Feb 2, 2000|
Government gives further boost to economic reforms
The government seems to be leaving no stone unturned in its efforts to increase the foreign direct investment (FDI) inflow to US$ 10 bn per annum. It has allowed automatic clearance for FDI in all sectors except those on the negative list. The government is also initiating moves to prune this list further.
The negative list, which includes sectors that require industrial licenses, includes sectors like defence, aerospace and alcohol. The immediate effect of this move would be to limit the procedural and regulatory hassles that foreign companies investing in India have to go through.
The government's decision is a step in the right direction. The move will send a right signal to India's trading partners and creditors, which would then look at India more favourably from the point of view of an investment avenue. This will help in increasing India's share of global FDI flows in the coming years. The domestic economy would benefit from fresh inflows of funds (and technology) into various sectors. Moreover, it would help fund India's current account deficit.
FDI inflows in India have been increasing over recent years. The dip in FY99 was attributed to a global slowdown in FDI inflows mainly as a result of the East Asian and Russian crises. According to latest estimates FDI inflows in calendar year 1999 was US$ 4 bn – the highest in the post-liberalised era.
The protectionist lobby is sure to raise objections.
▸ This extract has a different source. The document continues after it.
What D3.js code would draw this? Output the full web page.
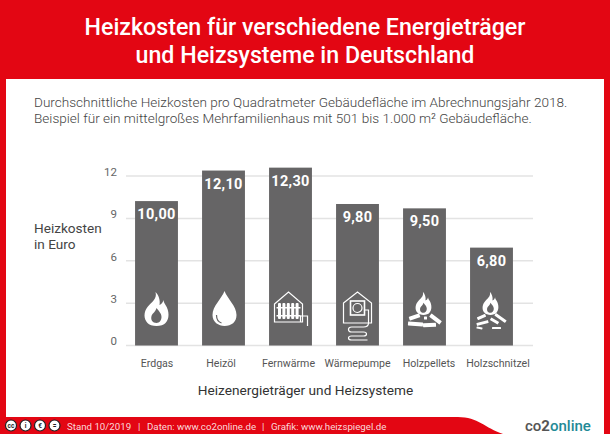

They will highlight the possibility of a loss of domestic control on production. Increased competition for domestic companies is another area that would find favour with them. The government should nonetheless go ahead with its reforms. The reason is that opening up of the domestic markets to foreign investment, as precedent shows, leads to an overall improvement in the domestic economy. Improved technology, better products and higher wages are only some of the benefits that foreign companies will bring with them.